# Have we been scammed?



## rich11 (Oct 7, 2015)

We have been looking for a property in Spain for a while now. While we were there in February we viewed a property that was on sale sale with Caixia bank through Servi Habitat

We made an offer of the asking price and paid a deposit 1500 euro's deposit. 2 weeks later they have come back to us and said somebody had offered on it before us

We have been phoning everyday and the agent said no one had even looked at the property before us

Anyway I am rambling they have told us it will take 3 weeks for our money to be refunded

Does this sound correct or have we fallen foul of some scam?


----------



## Alcalaina (Aug 6, 2010)

rich11 said:


> We have been looking for a property in Spain for a while now. While we were there in February we viewed a property that was on sale sale with Caixia bank through Servi Habitat
> 
> We made an offer of the asking price and paid a deposit 1500 euro's deposit. 2 weeks later they have come back to us and said somebody had offered on it before us
> 
> ...


Doesn't sound good at all. Apart from anything else, if you paid a deposit and the other party doesn't honour the contract, they are supposed to pay you double what you put down. I'd get a lawyer onto it.


----------



## Horlics (Sep 27, 2011)

When you paid the deposit you should have been given some papers explaining what you had committed to, and you would have had to sign a copy which the agent would have kept. The document details what happens in the event that either party pulls out.


----------



## tonymar (Jan 29, 2015)

Yes you should get double your money back !!

if its not a scam ,

Hope it ends well for you 

Cheers Tony


----------



## Pazcat (Mar 24, 2010)

Still speak to a solicitor though, just because a contract was signed stating otherwise it may still contradict the law.


----------



## Calas felices (Nov 29, 2007)

I sincerely hope you haven't. Servi Habitat despite having a flashy website seem to be situated in Barcelona but if you search on the head offfice page (Provençals, 39 · 08019 Barcelona) it seems to come up as empty offices. Get a lawyer quickly.


----------



## Leper (May 12, 2010)

Employ a Gestor fast. You could be entitled to twice the amount of your deposit to be refunded to you.


----------



## BMC77 (Aug 15, 2009)

Calas felices said:


> I sincerely hope you haven't. Servi Habitat despite having a flashy website seem to be situated in Barcelona but if you search on the head offfice page (Provençals, 39 · 08019 Barcelona) it seems to come up as empty offices. Get a lawyer quickly.
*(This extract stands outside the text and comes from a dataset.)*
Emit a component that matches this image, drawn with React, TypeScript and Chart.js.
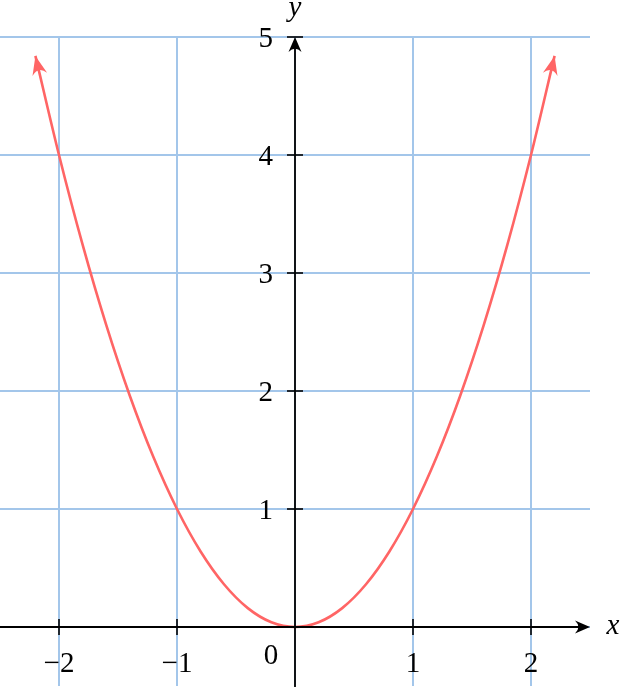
import React, { useEffect, useRef } from "react";
import { Chart, registerables } from "chart.js";

Chart.register(...registerables);

const curveX = [-2.2, -2, -1.8, -1.6, -1.4, -1.2, -1, -0.8, -0.6, -0.4, -0.2, 0, 0.2, 0.4, 0.6, 0.8, 1, 1.2, 1.4, 1.6, 1.8, 2, 2.2];
const curveY = [4.84, 4, 3.24, 2.56, 1.96, 1.44, 1, 0.64, 0.36, 0.16, 0.04, 0, 0.04, 0.16, 0.36, 0.64, 1, 1.44, 1.96, 2.56, 3.24, 4, 4.84];

const xGridValues = [-2, -1, 0, 1, 2];
const yGridValues = [0, 1, 2, 3, 4, 5];
const xTickValues = [-2, -1, 1, 2];
const xTickLabels = ["\u22122", "\u22121", "1", "2"];
const yTickValues = [1, 2, 3, 4, 5];
const yTickLabels = ["1", "2", "3", "4", "5"];
const originLabel = "0";
const xAxisLabel = "x";
const yAxisLabel = "y";

const X_MIN = -2.5, X_MAX = 2.5, Y_MIN = -0.5, Y_MAX = 5;

const GRID = "#a3c6ea";
const CURVE = "#ff6565";
const FONT = '"Liberation Serif", "Times New Roman", serif';

function stealth(ctx: CanvasRenderingContext2D, tx: number, ty: number, ang: number, len: number, half: number, color: string) {
  ctx.save();
  ctx.translate(tx, ty);
  ctx.rotate(ang);
  ctx.fillStyle = color;
  ctx.beginPath();
  ctx.moveTo(0, 0);
  ctx.lineTo(-len, -half);
  ctx.quadraticCurveTo(-len * 0.55, 0, -len, half);
  ctx.closePath();
  ctx.fill();
  ctx.restore();
}

const axesPlugin = {
  id: "axesPlugin",
  afterDatasetsDraw(chart: any) {
    const ctx: CanvasRenderingContext2D = chart.ctx;
    const xs = chart.scales.x, ys = chart.scales.y;
    const x0 = xs.getPixelForValue(0), y0 = ys.getPixelForValue(0);
    const left = xs.getPixelForValue(X_MIN), right = xs.getPixelForValue(X_MAX);
    const top = ys.getPixelForValue(Y_MAX), bottom = ys.getPixelForValue(Y_MIN);

    const meta = chart.getDatasetMeta(0);
    const pts = meta.data;
    if (pts.length > 1) {
      const a = pts[0], b = pts[1];
      stealth(ctx, a.x, a.y, Math.atan2(a.y - b.y, a.x - b.x), 19, 7.5, CURVE);
      const c = pts[pts.length - 1], d = pts[pts.length - 2];
      stealth(ctx, c.x, c.y, Math.atan2(c.y - d.y, c.x - d.x), 19, 7.5, CURVE);
    }

    ctx.save();
    ctx.strokeStyle = "#000";
    ctx.lineWidth = 1.8;
    ctx.lineCap = "butt";
    ctx.beginPath();
    ctx.moveTo(left, y0);
    ctx.lineTo(right - 6, y0);
    ctx.stroke();
    ctx.beginPath();
    ctx.moveTo(x0, bottom + 2);
    ctx.lineTo(x0, top + 6);
    ctx.stroke();
    stealth(ctx, right, y0, 0, 15, 6.5, "#000");
    stealth(ctx, x0, top, -Math.PI / 2, 15, 6.5, "#000");

    ctx.lineWidth = 1.6;
    xTickValues.forEach((v) => {
      const px = xs.getPixelForValue(v);
      ctx.beginPath();
      ctx.moveTo(px, y0 - 8);
      ctx.lineTo(px, y0 + 8);
      ctx.stroke();
    });
    yTickValues.forEach((v) => {
      const py = ys.getPixelForValue(v);
      ctx.beginPath();
      ctx.moveTo(x0 - 8, py);
      ctx.lineTo(x0 + 8, py);
      ctx.stroke();
    });

    ctx.fillStyle = "#000";
    ctx.font = `29px ${FONT}`;
    ctx.textAlign = "center";
    ctx.textBaseline = "alphabetic";
    xTickValues.forEach((v, i) => {
      ctx.fillText(xTickLabels[i], xs.getPixelForValue(v), y0 + 45);
    });
    ctx.textAlign = "right";
    yTickValues.forEach((v, i) => {
      ctx.fillText(yTickLabels[i], x0 - 22, ys.getPixelForValue(v) + 10);
    });
    ctx.textAlign = "center";
    ctx.fillText(originLabel, x0 - 24, y0 + 37);

    ctx.font = `italic 29px ${FONT}`;
    ctx.fillText(xAxisLabel, right + 23, y0 + 7);
    ctx.fillText(yAxisLabel, x0, top - 21);
    ctx.restore();
  },
};

export default function App() {
  const ref = useRef<HTMLCanvasElement | null>(null);
  useEffect(() => {
    if (!ref.current) return;
    const chart = new Chart(ref.current, {
      type: "scatter",
      data: {
        datasets: [
          {
            data: curveX.map((x, i) => ({ x, y: curveY[i] })),
            showLine: true,
            borderColor: CURVE,
            borderWidth: 2.6,
            pointRadius: 0,
            cubicInterpolationMode: "monotone",
            fill: false,
          },
        ],
      },
      options: {
        animation: false,
        responsive: true,
        maintainAspectRatio: false,
        layout: { padding: { left: 0, right: 34, top: 37, bottom: 1 } },
        plugins: { legend: { display: false }, tooltip: { enabled: false } },
        scales: {
          x: {
            type: "linear",
            min: X_MIN,
            max: X_MAX,
            afterBuildTicks: (s: any) => {
              s.ticks = xGridValues.map((v) => ({ value: v }));
            },
            ticks: { display: false },
            border: { display: false },
            grid: { color: GRID, lineWidth: 2, drawTicks: false },
          },
          y: {
            type: "linear",
            min: Y_MIN,
            max: Y_MAX,
            afterBuildTicks: (s: any) => {
              s.ticks = yGridValues.map((v) => ({ value: v }));
            },
            ticks: { display: false },
            border: { display: false },
            grid: { color: GRID, lineWidth: 2, drawTicks: false },
          },
        },
      },
      plugins: [axesPlugin],
    });
    return () => chart.destroy();
  }, []);
  return (
    <div style={{ position: "absolute", left: 0, top: 0, width: 624, height: 687, background: "#fff" }}>
      <canvas ref={ref} />
    </div>
  );
}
They definitely aren't empty offices. I teach English there to some of their staff four times a week, and have done since October. Got a class there tomorrow at 7:30am.


----------



## xicoalc (Apr 20, 2010)

Servi Habitat are a massive organisation. I dont think there is anything dodgy going on but clearly some sort of admin error to which you may be entitled to compensation. With repos, normally when you make an offer and it is accepted you pay a holding fee to take it off the market. It is normal in spain for multiple agents to be handling a property and so I am guessing that the office accepted your deposit without knowing something was already going on in the house... I would, as others say, get a gestor or abogado to look at your paperwork and see what you have signed.. and who knows, maybe you double your money!


----------



## rich11 (Oct 7, 2015)

Still not got my money back. Frustrating to say the least


----------



## Pesky Wesky (May 10, 2009)

rich11 said:


> Still not got my money back. Frustrating to say the least


Where are you, UK or Spain?
What communication have you had from the parties involved?


----------



## rich11 (Oct 7, 2015)

I am in England at the moment but will be flying out next week. The agent is blaming the bank and the bank is blaming the agent

We paid the deposit to the agent but I think they think we will just walk away. Well I wont


----------



## Pesky Wesky (May 10, 2009)

rich11 said:


> I am in England at the moment but will be flying out next week. The agent is blaming the bank and the bank is blaming the agent
> 
> We paid the deposit to the agent but I think they think we will just walk away. Well I wont


How do you communicate with them, by email? Do they reply? Do you have anything written from either of them that explains what they think?


----------



## rich11 (Oct 7, 2015)

Yeah we have contracts etc. We were speaking on the phone but they dont answer when we call anymore so its just emails now

The agent we dealt with is saying refunds are a different dept to her but she has "been pushing them"

When we viewed the property we had no idea it was a reposession. We had to pay the deposit to place a bid on it. We offered the asking price but a Spanish person offered it too just before we did

This was back in February


----------



## Pesky Wesky (May 10, 2009)

rich11 said:


> Yeah we have contracts etc. We were speaking on the phone but they dont answer when we call anymore so its just emails now
> 
> The agent we dealt with is saying refunds are a different dept to her but she has "been pushing them"
> 
> ...


OK here are some ideas
You could send a burofax to each party containing copies of the correspondence from both of them. Point out that you are in the middle of the situation and are 1.500€ out of pocket and would like them to come up with a solution. A burofax is a legal document (fehaciente) It's a kind of certified letter that has to be delivered in one day, in person and signed for.
This can be online if you wish
https://online.correos.es/Burofax/Inicial.aspx

You could get as far up the chain in Servi Habitat as you can and talk with them.

You can go to your local OMIC Oficina Municipal de Información para el Consumidor/ or Oficina del Conumidor or similar which are a similar organization as the CAB in the UK.
You don't say where you are, but this might help you to find one
OMIC: OFICINA DEL CONSUMIDOR

You could also consider getting the police involved...

None of this is going to be easy or quick, but I wish you luck!
Keep in touch and tell us if there are any developments


----------